Im 20. Jahrhundert gab es in Québec noch die Toise québecoise mit 1,949 043 6 m Länge und dem offiziellen Symbol T.
Die Toise wurde noch im 19. Jahrhundert von Bessel benutzt, der die Messungen von insgesamt zehn verschiedenen, teilweise im Jahrhundert zuvor erfolgten Projekten der Gradmessung mathematisch ausglich, um eine bessere Näherung für den Erdquadranten zu erhalten. Erste Resultate veröffentlichte er 1837, korrigierte sie aber 1841 wegen Änderungen der Ergebnisse der französischen Gradmessung, die als Eingangsgrößen seiner Rechnung relevant waren. In der Definition EPSG:2007 wird das im Näherungsverfahren bestimmte Ellipsoid von 1841 mit einer Bemerkung zur Ungenauigkeit geführt, die auf die fehlende internationale Normierung der Toise im 18. Jahrhundert hinweist:
“Original Bessel definition is a=3272077.14 and b=3261139.33 toise. This used a weighted mean of values from several authors but did not account for differences in the length of the various toise: the "Bessel toise" is therefore of uncertain length.”
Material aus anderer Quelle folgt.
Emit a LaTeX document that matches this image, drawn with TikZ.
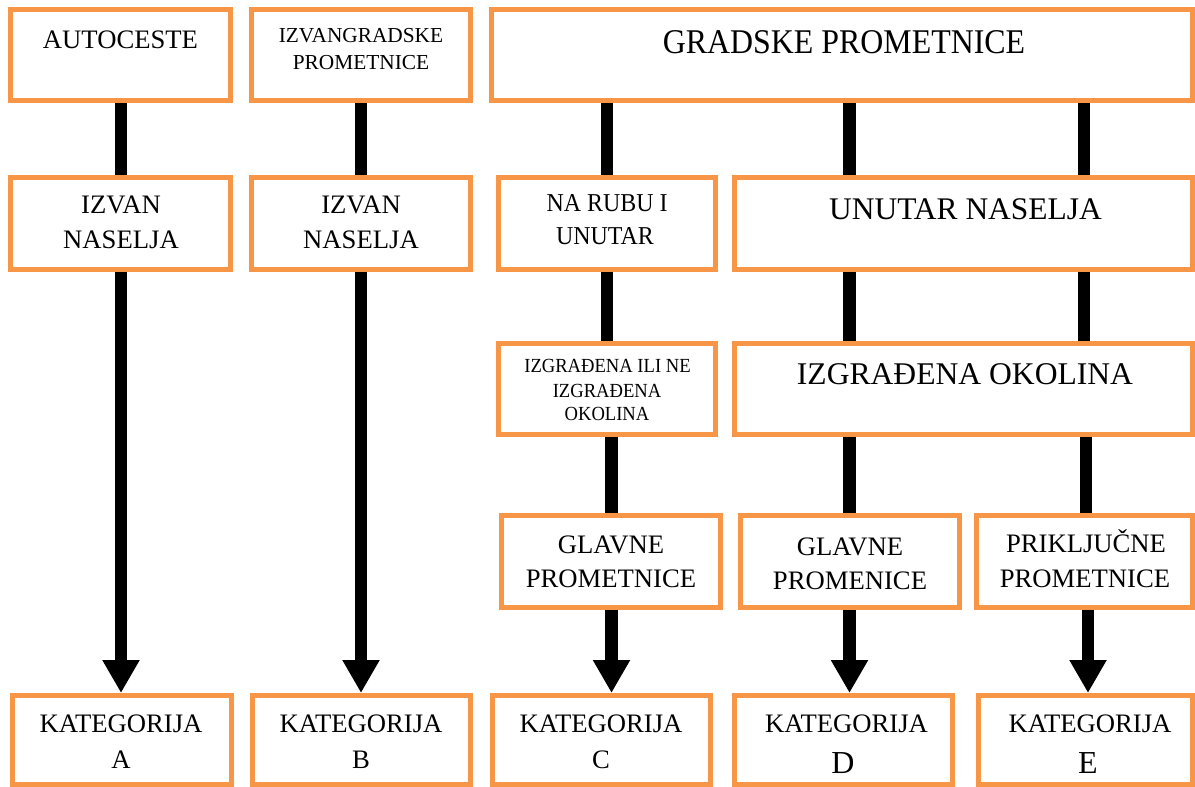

„Die ursprüngliche Bessel-Definition nutzt a=3272077.14 und b=3261139.33 Toise. Diese errechnete sich aus dem gewichteten Mittel von [Gradmessungs-]werten verschiedener [internationaler] Urheber, rechnete aber nicht die Unterschiede zwischen den verschiedenen Toise-Längen [im damaligen Umlauf] heraus: Die Länge der Bessel-Toise ist damit unsicher.“
Tatsächlich gibt Bessel in den Astronomischen Nachrichten Band 19 Nr. 438 von 1842 die Parameter a und b der Ellipse der Meridianebene in [Bessel-]Toise an, die Länge des ermittelten Erdquadranten aber in Meter. Aufgrund des zeitlichen Abstands zwischen 1799 und 1842 lässt sich mit einiger Sicherheit annehmen, dass Bessel ausschließlich mit dem definitiven Urmeter umrechnete, er also das Ergebnis des Erdquadranten als ein Vielfaches von 443,296 Linien auf der Toise du Pérou bei 16,25 °Celsius angab. Da der Erdquadrant exakt ein Viertel des Gesamtumfangs der Ellipse angibt, deren Berechnung zu seiner Bestimmung erforderlich ist, und n, das flattening, einheitenlos vorliegt, sollte eine Bestimmung von a und b in Metern allein mit diesen Parametern möglich sein. Daraus lässt sich der notwendige Faktor der im Näherungsverfahren entstandenen [Bessel-]Toise für die Umrechnung in Meter ermitteln. Die [Bessel-]Toise kann dann als gewichtetes Mittel der in den zehn Gradmessungen vorkommenden, verschiedenen Toise-Längen verstanden werden.